The Namibian
- Type: Daily newspaper
- Format: Broadsheet
- Owner(s): Free Press of Namibia
- Editor-in-chief: Tangeni Amupadhi
- Founded: 30 August 1985
- Language: English, Oshiwambo
- Headquarters: Windhoek West, Windhoek
- Website: www.namibian.com.na

= The Namibian =

Independent newspaper in Namibia

The Namibian is the largest daily newspaper in Namibia. It is published in English and Oshiwambo.

==History==
The newspaper was established in 1985 by journalist Gwen Lister as a weekly newspaper reliant on support of donors, which aimed to promote Namibian independence from South Africa. Its first edition appeared on 30 August of that year with a print run of 10,000. The Namibian became a daily newspaper on 1 April 1989. It is owned by the private trust Free Press of Namibia, managed by its founding editor.

On the 15th anniversary of its foundation, United Nations Secretary-General Kofi Annan praised the newspaper: "The Namibian worked courageously in difficult and often dangerous conditions. Since then, it has contributed immeasurably to press freedom and nation-building in Namibia. Throughout, it has maintained its integrity and independent stance."

==Relations to government==

===Prior to Namibian independence===
The newspaper exposed human rights violations by South Africa's occupying forces and was thus perceived as overly critical and pro-SWAPO by the South African government. Even the name of the newspaper irritated the South African administration as they preferred the land to be called South West Africa, whereas Namibia was a notion closely related to the independence movement.

There were several incidents of violence against The Namibians offices, leased from anti-apartheid activist and architect Kerry McNamara, in the months after its foundation. Shooting at the building necessitated the installation of bullet-proof glass, and there were several firebombing and teargassing attacks. The newspaper offices were attacked by the Afrikaner white supremacist Wit Wolwe (White Wolves) vigilante group in October 1988. The newspaper's offices were almost burned down. South Africa's Civil Cooperation Bureau planned to poison editor Lister, the newspaper was boycotted by the white business community, and "journalists and sympathisers" of The Namibian were denied entry in shops all over the country.

===After independence===
The offices of the newspaper were again devastated by a phosphorus grenade attack shortly after Namibian independence in 1990 by a right-wing counterrevolutionary group whose plot to unseat SWAPO was covered by The Namibian. However, the critical approach of the newspaper was also disliked by the SWAPO government. Dirk Mudge, head of the South African-controlled government from 1978 to 1989 wrote at the occasion of the newspaper's 10th anniversary:

"During the past ten years [...] The Namibian [...] did not show particular understanding nor sympathy towards me personally and my political views. Cognisance must however, be taken of the fact that The Namibian is also prepared to take the present government and its leaders to task whenever necessary."

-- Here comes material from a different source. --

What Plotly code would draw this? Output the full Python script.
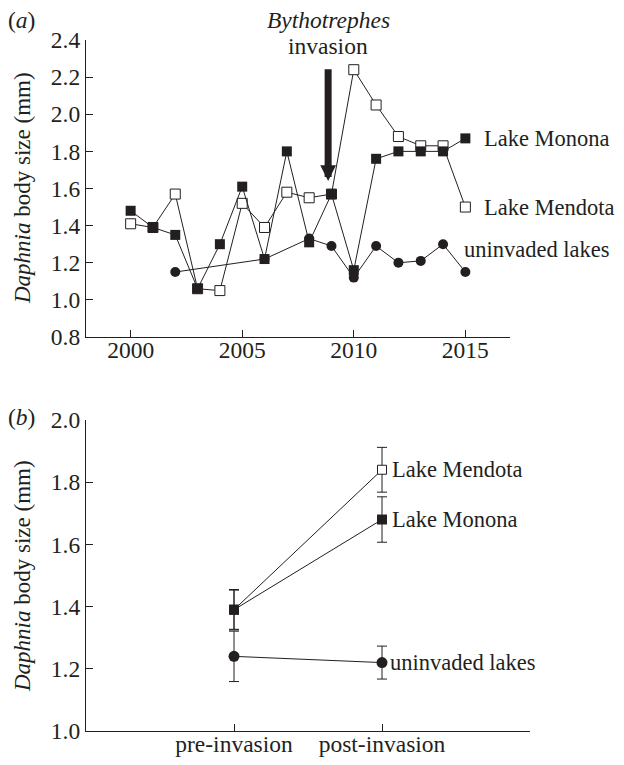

The unpopularity of the newspaper within government led to a boycott on 5 December 2000 which was overturned only on 30 August 2011, the newspaper's 26th anniversary. In the more than ten years in between, government offices were not allowed to advertise in the newspaper, and it was forbidden to buy copies of The Namibian with government funds.

==Characteristics==
A noteworthy feature of The Namibian are the SMS pages called "What you're saying!". These pages dedicated to "short messages to the editor" allow citizens from all over Namibia to comment on and raise topics, since mobile phones are widespread and cheaper and easier than mail or internet. According to former editor Gwen Lister, The Namibian was the first newspaper to offer such an open forum for discussion via text message, since similar programmes at other media (e.g. in South Africa) only allowed comment on chosen articles.

The newspaper has offices in Windhoek, Swakopmund, Keetmanshoop, Rundu and Oshakati. The current editor of the newspaper is Tangeni Amupadhi. Until March 2011, the newspaper was headed by its founder Gwen Lister. Its circulation in 2010 was 40,000.